It started in the '90s but was undeniable a decade later. Walking through the Disney store, customers would be bombarded with girls' toys and costumes. If you went to a Disney park, you would see them. Them being the countless little girls in their favorite princess' outfit or dress. Maybe it was 95 degrees out but they were going to wear it over their normal clothes. By noon, they were back at the hotel to cool off. Disney was definitely a feminine product platform. They have since fixed that. Marvel and Star Wars were acquisitions to create a boys line without organic R&D.
There is no overstating the princess dominance that Disney has enjoyed since the release of The Little Mermaid in 1989. If you review each subsequent release and combine it with re-releases of classics on video and DVD, there is a princess for every type of girl. Not personality type but looks. Redhead, brunette, alabaster skin brunette, wavy haired, Hispanic, blonde, and when they did the creole frog animated movie they finally added the black princess (with a little booty). There was a princess for every girl to identify with and project herself into not just for fantasy but for consumption.
Disney did not have this for boys. Hercules and Aladdin don't really grab boy consumption like the princesses did with little girls. Disney is not a dumb company, but the princess development was via steady animated films that they rolled out in the '90s. There is also massive competition now for the children's movie market, where other studios have edged in on a guaranteed money maker. Animated films are relatively cheap to make, and have a baseline audience that will make merchandise tie ins and future dvd sales or Amazon/Youtube downloads a great ROI.
Disney fixed this by buying Marvel and then Star Wars. With those purchases, Disney now has their "prince" line, but for boys they can call it "heroes". The Marvel heroes run the spectrum for physical features and personality type, so Disney made an acquisition to hit a new market. Now a walk through the Disney store isn't so feminine focused or old timey cartoon nostalgic. Yes readers, the NAM inserts for the new Star Wars flopped as the figures in Lego Store clearance sections reveal, but it becomes an identification entry point for NAM boys to buy into Star Wars. NAM families now see it as inclusive, so the many non-human items to buy that are Star Wars become palatable.
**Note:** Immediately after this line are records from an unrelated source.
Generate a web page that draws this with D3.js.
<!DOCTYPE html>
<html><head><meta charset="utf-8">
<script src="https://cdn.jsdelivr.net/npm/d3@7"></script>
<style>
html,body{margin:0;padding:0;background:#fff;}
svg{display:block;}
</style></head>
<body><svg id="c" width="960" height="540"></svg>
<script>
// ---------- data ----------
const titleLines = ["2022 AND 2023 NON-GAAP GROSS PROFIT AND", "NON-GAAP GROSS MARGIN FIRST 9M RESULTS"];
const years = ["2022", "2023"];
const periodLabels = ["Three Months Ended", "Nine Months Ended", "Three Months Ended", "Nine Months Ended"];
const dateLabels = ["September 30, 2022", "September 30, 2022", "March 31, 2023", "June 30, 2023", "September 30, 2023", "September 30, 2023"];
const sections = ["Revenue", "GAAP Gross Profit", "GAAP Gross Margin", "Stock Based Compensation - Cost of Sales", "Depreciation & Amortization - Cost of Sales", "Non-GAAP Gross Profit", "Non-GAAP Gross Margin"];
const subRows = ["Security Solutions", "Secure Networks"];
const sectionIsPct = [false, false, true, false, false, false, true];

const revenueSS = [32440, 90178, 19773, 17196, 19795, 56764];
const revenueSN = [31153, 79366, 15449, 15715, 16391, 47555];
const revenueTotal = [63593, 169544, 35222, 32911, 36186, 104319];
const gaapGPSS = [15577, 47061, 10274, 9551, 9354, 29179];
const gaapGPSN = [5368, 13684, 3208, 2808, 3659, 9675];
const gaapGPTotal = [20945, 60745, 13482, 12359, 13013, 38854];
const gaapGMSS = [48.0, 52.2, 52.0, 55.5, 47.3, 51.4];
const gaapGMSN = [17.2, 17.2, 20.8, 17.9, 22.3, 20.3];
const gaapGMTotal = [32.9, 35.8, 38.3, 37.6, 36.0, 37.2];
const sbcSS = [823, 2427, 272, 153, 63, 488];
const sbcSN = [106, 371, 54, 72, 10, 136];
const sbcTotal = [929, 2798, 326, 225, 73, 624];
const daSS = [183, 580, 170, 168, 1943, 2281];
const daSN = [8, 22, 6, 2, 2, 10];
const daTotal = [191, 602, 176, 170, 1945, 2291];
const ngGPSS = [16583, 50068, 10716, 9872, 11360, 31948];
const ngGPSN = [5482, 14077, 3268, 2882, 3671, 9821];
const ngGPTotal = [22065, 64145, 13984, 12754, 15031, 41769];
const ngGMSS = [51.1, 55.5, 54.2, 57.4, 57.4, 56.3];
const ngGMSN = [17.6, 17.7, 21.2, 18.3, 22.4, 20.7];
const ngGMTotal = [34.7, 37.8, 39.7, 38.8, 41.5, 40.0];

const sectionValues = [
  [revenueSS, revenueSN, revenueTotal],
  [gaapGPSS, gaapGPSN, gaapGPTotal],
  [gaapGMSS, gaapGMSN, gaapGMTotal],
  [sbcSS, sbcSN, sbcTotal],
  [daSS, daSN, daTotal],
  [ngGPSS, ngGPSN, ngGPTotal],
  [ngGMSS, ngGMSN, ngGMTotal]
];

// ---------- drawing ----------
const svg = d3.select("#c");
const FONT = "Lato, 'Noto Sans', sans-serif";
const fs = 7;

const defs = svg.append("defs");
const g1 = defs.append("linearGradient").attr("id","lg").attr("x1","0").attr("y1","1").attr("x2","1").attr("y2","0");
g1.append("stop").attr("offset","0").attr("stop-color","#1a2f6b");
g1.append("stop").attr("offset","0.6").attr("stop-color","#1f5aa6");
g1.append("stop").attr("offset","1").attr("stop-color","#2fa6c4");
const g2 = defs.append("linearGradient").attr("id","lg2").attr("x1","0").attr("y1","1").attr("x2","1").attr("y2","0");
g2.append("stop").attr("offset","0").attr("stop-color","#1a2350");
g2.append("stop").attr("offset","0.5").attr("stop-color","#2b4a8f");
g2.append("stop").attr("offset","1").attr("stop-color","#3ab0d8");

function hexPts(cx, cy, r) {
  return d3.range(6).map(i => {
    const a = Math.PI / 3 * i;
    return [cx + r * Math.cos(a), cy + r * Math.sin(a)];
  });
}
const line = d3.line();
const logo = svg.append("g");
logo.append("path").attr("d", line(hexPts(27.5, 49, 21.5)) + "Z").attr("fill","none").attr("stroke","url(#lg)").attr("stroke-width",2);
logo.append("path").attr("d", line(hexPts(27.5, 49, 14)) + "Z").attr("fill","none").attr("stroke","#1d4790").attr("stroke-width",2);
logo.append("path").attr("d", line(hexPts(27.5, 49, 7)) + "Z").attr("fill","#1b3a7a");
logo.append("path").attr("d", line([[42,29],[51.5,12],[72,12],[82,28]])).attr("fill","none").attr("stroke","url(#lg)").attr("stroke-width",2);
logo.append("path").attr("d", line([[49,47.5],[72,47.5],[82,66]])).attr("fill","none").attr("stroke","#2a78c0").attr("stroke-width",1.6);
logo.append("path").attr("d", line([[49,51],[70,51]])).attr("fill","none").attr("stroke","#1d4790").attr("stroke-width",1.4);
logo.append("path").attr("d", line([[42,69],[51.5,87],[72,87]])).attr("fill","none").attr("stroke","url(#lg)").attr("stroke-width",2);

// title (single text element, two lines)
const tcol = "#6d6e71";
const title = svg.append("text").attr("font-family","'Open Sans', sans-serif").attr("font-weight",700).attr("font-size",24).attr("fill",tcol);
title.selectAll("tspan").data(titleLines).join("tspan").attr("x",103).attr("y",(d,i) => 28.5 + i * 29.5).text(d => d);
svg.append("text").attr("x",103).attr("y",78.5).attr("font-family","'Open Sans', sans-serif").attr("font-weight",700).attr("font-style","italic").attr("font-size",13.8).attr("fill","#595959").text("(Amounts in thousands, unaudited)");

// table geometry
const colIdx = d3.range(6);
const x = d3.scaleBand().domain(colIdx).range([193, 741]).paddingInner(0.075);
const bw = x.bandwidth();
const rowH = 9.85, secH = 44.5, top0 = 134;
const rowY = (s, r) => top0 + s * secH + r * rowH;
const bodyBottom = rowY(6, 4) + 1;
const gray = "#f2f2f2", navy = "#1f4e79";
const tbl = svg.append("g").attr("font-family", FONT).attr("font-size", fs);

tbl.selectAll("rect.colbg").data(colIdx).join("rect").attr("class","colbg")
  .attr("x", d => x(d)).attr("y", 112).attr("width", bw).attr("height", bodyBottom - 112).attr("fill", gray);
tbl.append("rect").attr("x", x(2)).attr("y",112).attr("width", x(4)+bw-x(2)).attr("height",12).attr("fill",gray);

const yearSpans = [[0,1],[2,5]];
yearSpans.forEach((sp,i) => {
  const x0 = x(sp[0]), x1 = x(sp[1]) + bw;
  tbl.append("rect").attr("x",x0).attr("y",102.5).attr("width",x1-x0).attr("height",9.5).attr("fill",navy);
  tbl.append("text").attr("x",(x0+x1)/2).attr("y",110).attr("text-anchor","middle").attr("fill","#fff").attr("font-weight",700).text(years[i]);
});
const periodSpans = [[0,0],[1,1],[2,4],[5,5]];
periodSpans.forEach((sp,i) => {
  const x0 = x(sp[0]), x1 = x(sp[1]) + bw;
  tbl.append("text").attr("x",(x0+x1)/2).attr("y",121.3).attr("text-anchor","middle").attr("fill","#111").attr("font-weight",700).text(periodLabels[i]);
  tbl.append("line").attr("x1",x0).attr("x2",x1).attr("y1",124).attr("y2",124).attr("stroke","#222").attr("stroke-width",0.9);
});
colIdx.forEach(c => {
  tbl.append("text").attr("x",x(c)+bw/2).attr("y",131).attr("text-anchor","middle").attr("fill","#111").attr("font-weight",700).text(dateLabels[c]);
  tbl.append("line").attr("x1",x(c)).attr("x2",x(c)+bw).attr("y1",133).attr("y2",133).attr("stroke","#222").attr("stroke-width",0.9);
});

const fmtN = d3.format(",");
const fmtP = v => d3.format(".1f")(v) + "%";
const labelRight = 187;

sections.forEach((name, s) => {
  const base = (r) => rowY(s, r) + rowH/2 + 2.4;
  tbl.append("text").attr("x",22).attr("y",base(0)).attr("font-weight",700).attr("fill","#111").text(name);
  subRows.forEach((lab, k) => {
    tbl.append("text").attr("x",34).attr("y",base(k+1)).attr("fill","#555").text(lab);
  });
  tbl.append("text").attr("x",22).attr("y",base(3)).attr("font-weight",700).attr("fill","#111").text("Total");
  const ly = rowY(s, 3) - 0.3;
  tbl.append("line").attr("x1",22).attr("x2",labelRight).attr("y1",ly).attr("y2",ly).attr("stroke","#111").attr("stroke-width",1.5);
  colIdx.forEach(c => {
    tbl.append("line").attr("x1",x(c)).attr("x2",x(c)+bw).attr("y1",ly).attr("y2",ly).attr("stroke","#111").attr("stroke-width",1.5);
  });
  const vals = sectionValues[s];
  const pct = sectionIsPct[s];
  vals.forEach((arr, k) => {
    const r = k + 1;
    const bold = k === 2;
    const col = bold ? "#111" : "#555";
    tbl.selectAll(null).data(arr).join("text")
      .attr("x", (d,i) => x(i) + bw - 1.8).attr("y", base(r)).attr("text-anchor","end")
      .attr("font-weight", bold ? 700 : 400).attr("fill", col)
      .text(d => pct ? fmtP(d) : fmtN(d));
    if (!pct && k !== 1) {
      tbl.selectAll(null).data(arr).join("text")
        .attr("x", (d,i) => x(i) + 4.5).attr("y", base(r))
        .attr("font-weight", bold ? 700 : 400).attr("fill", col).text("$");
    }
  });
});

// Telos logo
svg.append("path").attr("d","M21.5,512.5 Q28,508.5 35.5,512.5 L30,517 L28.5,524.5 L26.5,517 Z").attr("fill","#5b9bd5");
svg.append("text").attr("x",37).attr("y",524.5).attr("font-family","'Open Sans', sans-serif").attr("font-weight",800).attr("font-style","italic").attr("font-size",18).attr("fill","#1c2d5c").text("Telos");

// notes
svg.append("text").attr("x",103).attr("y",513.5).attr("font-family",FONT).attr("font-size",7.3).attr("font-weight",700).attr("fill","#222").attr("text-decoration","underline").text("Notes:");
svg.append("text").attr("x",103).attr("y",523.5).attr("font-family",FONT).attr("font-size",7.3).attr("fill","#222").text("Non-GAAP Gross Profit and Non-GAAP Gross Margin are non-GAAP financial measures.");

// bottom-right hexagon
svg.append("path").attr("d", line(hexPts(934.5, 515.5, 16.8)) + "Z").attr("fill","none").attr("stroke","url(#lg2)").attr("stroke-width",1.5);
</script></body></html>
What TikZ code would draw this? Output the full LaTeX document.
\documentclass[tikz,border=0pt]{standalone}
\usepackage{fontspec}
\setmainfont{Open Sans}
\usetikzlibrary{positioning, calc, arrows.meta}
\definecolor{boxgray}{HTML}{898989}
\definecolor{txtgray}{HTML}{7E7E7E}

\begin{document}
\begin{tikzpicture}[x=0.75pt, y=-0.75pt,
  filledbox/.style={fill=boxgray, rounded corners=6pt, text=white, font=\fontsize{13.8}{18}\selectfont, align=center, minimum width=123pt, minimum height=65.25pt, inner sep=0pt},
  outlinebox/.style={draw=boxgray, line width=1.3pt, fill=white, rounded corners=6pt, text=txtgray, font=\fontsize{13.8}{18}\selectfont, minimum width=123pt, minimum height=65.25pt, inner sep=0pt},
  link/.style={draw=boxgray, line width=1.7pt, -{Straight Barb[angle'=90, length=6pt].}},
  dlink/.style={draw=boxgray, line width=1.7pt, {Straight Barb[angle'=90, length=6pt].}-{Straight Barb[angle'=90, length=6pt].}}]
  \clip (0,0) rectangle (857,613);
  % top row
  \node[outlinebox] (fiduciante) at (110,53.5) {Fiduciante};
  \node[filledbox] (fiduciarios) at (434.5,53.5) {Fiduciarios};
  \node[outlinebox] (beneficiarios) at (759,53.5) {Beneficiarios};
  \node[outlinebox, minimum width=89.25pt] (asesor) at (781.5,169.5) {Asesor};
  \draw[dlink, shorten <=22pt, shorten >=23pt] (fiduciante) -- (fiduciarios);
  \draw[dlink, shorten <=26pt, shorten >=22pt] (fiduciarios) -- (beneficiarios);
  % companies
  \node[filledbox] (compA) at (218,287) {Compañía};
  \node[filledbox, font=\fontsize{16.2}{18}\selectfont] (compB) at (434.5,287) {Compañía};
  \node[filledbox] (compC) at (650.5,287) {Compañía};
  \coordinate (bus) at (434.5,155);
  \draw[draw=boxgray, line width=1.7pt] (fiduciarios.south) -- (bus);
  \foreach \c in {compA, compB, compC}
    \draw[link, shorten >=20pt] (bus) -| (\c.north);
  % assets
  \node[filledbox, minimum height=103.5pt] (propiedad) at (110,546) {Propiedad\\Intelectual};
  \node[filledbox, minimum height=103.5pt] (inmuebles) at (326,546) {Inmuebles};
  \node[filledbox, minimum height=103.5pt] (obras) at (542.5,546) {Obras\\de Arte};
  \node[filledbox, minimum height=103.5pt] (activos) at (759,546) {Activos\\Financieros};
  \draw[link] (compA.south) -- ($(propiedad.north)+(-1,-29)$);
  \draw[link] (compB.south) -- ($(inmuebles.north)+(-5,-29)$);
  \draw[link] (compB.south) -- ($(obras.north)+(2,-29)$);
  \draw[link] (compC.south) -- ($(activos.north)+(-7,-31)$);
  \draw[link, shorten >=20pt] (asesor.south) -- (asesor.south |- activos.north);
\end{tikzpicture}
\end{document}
It does not stop there as Disney acquired in two purchases a plethora of story development. The entire history of Marvel comic stories and Star Wars universe is there to mine. Disney does not have to waste time developing new stories either as the writers for Marvel, who are paid peanuts, are churning out monthly tales and multiple issue story arcs for Disney to select from for future 90-120 minute movies. Disney has the next decade mapped out with blockbusters based on Marvel and Star Wars intellectual properties, and even if they are duds in the theater, Disney is going to make a mint on them on the merchandise back end. Has Disney already earned back its purchase cost for the entire Star Wars property? It's probable.
This all then feeds back into the parks. Besides an expanded Star Wars zone, Disney has Star Wars merchandise to push. Same goes for Marvel. A family that previously only had to deal with their daughter wanting a princess dress throughout the eight hours at the park now hears a son say, "If you bought Kayden a dress, can't I get a Thor hammer?" The Chinese and Vietnamese made plastic toys are where they get you. Leaving a park with cool air sweeping over you in one of the parking lot trams, you will see little girls asleep in their Belle dress. Now thanks to Disney's ingenious strategists, their brothers will be fast asleep holding a lightsaber or Captain America shield.